Konzert-Debüt des »Forum Anja Niedringhaus« – Chinesische Solistin
Wonach die Welt klingt
Höxter (WB). Ein neuer Ort für Kultur in Höxter, so lautet die Idee des »Forum Anja Niedringhaus«. Der Verein lud jetzt zu seiner ersten öffentlichen Veranstaltung ins Pins-Forum ein. »Spielstrategien« – ein Meisterwerk gespielt von Linlin Fan.
Im schwarzen Lack des Pianos spiegeln sich vier Gesichter wider. Es sind Walter Steffens, Martin Holzhäuser, Gottfried Jäger und Heide Ute Niedringhaus, die so gespannt dem Crescendo lauschen, das sich gerade aufbaut.
Im Saal des Adelshofes, beobachtet von Jacob Pins' Gemälden gesichtsloser Figuren, interpretiert die chinesische Pianistin Linlin Fan das Werk »Spielstrategien«.
Einem Forte-Gewitter folgt meditative Ruhe
Dessen Schöpfer, Walter Steffens, lauscht mit geschlossenen Augen, die gespreizten Finger im Takt bewegend. Neben ihm die Fotografen Holzhäuser und Jäger. Grafikkünstler, von deren nach strenger Mathematik geformten Bildern Steffens Inspiration schöpfte.

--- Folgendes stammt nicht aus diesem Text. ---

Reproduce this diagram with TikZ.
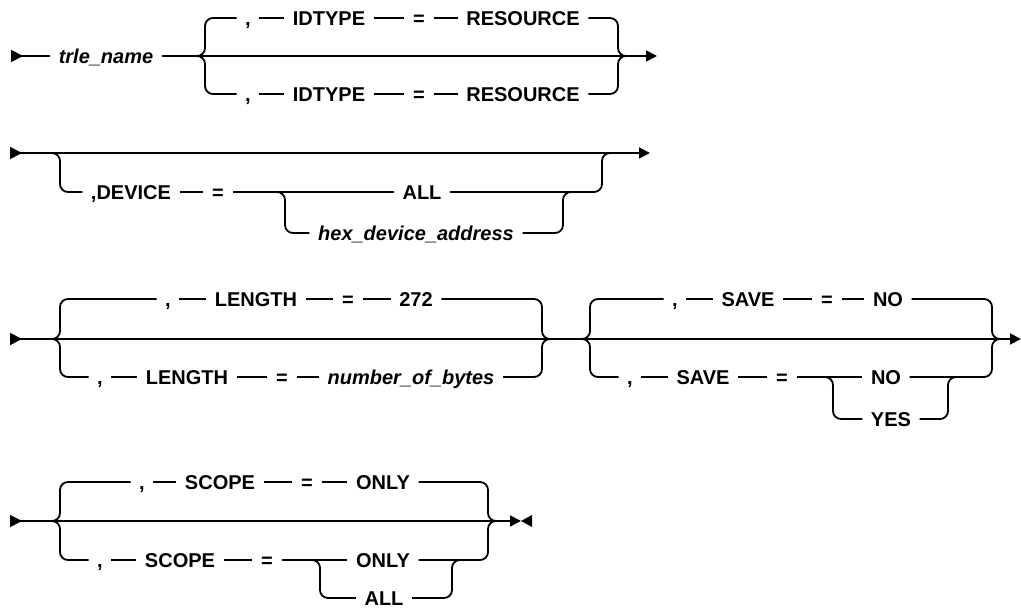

Heide Ute Niedringhaus, die Mutter der 2014 in Afghanistan ermordeten Fotojournalistin Anja Niedringhaus , schaut Fan auf die Finger. Ein Forte-Gewitter, dann wieder meditative Ruhe.
Die Idee, Bilder zu vertonen, ist nicht neu: Bereits 1874 erlangte der russische Romantiker Modest Petrowitsch Mussorgski mit seiner Programmmusik »Bilder einer Ausstellung« großen Ruhm.
Seitdem orientierten sich viele namhafte Komponisten an Bildern, so auch Walter Steffens, der bisher selbst mehr als 100 Gemälde und Grafiken vertont hat. »Ohne Programm kann ich nicht arbeiten«, erklärt der einstige Professor für Komposition und Musiktheorie.
»Ganz besonders liebe ich Monet, aber seine Werke habe ich nie vertont.« Der Grund dafür: »Bilder rufen nach mir.«
Niemand verlässt mehr den Saal
Steffens wendet sich den Grafiken an der Wand zu. Komplizierte Formen, immer wiederkehrende Muster, Farbquadrate. Er sei dankbar für die Zusammenarbeit mit Gottfried Jäger und Martin Holzhäuser, sagt er.
Das gemeinsame Kunstwerk der Drei, die Symbiose von Bild und Klang, entstand bereits 1977 und wurde 1979 in der Bielefelder Kunsthalle uraufgeführt. Damals, erinnert sich Gottfried Jäger, seien die Leute aus dem Saal gelaufen, hätten die Türen hinter sich zugeschlagen.
Tatsächlich ist das Werk alles andere als gewöhnlich, aber dennoch keinesfalls abstrakt. Ausschweifende Melodien sind nicht zu erwarten, dennoch berührt das Solostück mit genau dem Potenzial, das auch die Fotografiken auszeichnet.
Sie machen genau das greifbar, was das Leben auf der Welt ausmacht: Entwicklung, Evolution, das Wechselspiel der Selektion. Kurz: Die Spielregeln der Natur – »Spielstrategien«.
Die zwei Meditationen enden mit einem Schlag des Unterarms auf die Klaviatur. Die Begeisterung ist groß. Ausnahmetalent Linlin Fan konnte mit ihrer Interpretation von Steffens Werk überzeugen.
Neben den »Spielstrategien« nahm sie zwei Kompositionen des Chinesen Tan Dun aus dem Zyklus »Eight Memories in Watercolor« sowie Ludwig van Beethovens »32 Variationen in c-moll« mit in ihr Programm auf.
Ein würdiger Anfang
»Beethoven war der Komponist seiner Zeit, der am allermeisten für Menschenrechte stand«, erklärt Walter Steffens.
»Menschenrechte« – das erinnert an Anja Niedringhaus , deren Leben und Wirken vom ihr gewidmeten Verein im Bewusstsein der Menschen gehalten werden soll . Mit dem Solokonzert hat das »Forum Anja Niedringhaus« einen würdigen Anfang erlebt.